STATED PROBLEM. Retype every line from the start of the data down to and including the line with "const xTicks = [0, 50, 100, 150];". Skip the pictures.

^^^^^^^^^^^^^^^^

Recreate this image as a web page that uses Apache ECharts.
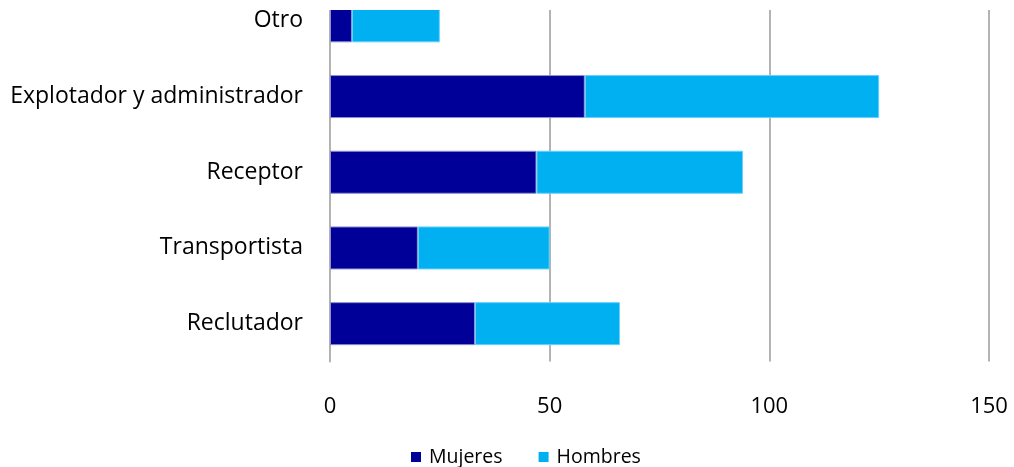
<!DOCTYPE html>
<html><head><meta charset="utf-8">
<script src="https://cdn.jsdelivr.net/npm/echarts@6/dist/echarts.min.js"></script>
<style>html,body{margin:0;padding:0;background:#fff}#c{width:1014px;height:467px}</style>
</head><body><div id="c"></div>
<script>
const categories = ['Reclutador', 'Transportista', 'Receptor', 'Explotador y administrador', 'Otro'];
const mujeres = [33, 20, 47, 58, 5];
const hombres = [33, 30, 47, 67, 20];
const xTicks = [0, 50, 100, 150];

const chart = echarts.init(document.getElementById('c'));
const font = 'Open Sans';
chart.setOption({
  animation: false,
  grid: { left: 330, right: 25, top: -17, height: 378.5, containLabel: false, outerBoundsMode: 'none' },
  legend: {
    top: 442, left: 406, itemWidth: 10, itemHeight: 10, itemGap: 36,
    icon: 'rect',
    itemStyle: { borderWidth: 0 },
    textStyle: { fontFamily: font, fontSize: 19.5, color: '#000', padding: [0, 0, 0, 3] },
    data: ['Mujeres', 'Hombres']
  },
  graphic: [{
    type: 'rect', z: 100, left: 0, top: 0,
    shape: { width: 1014, height: 10 },
    style: { fill: '#fff' }
  }],
  xAxis: {
    type: 'value', min: 0, max: 150, interval: 50,
    axisLine: { show: false }, axisTick: { show: false },
    splitLine: { show: true, lineStyle: { color: '#B3B3B3', width: 2 } },
    axisLabel: { fontFamily: font, fontSize: 22, color: '#000', margin: 34,
      formatter: v => xTicks.includes(v) ? String(v) : '' }
  },
  yAxis: {
    type: 'category', data: categories,
    axisLine: { show: true, lineStyle: { color: '#B3B3B3', width: 2 } },
    axisTick: { show: false },
    axisLabel: { fontFamily: font, fontSize: 23, color: '#000', margin: 27 }
  },
  series: [
    { name: 'Mujeres', type: 'bar', stack: 't', data: mujeres, barWidth: 43,
      itemStyle: { color: '#000099', borderColor: '#8d8dd0', borderWidth: 1 } },
    { name: 'Hombres', type: 'bar', stack: 't', data: hombres, barWidth: 43,
      itemStyle: { color: '#00B0F0', borderColor: '#66d0ff', borderWidth: 1 } }
  ]
});
</script></body></html>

^^^^^^^^^^^^^^^^

THE OUTPUT.
Recreate this image as a web page that uses Apache ECharts.
<!DOCTYPE html>
<html><head><meta charset="utf-8">
<script src="https://cdn.jsdelivr.net/npm/echarts@6/dist/echarts.min.js"></script>
<style>html,body{margin:0;padding:0;background:#fff}#c{width:1014px;height:467px}</style>
</head><body><div id="c"></div>
<script>
const categories = ['Reclutador', 'Transportista', 'Receptor', 'Explotador y administrador', 'Otro'];
const mujeres = [33, 20, 47, 58, 5];
const hombres = [33, 30, 47, 67, 20];
const xTicks = [0, 50, 100, 150];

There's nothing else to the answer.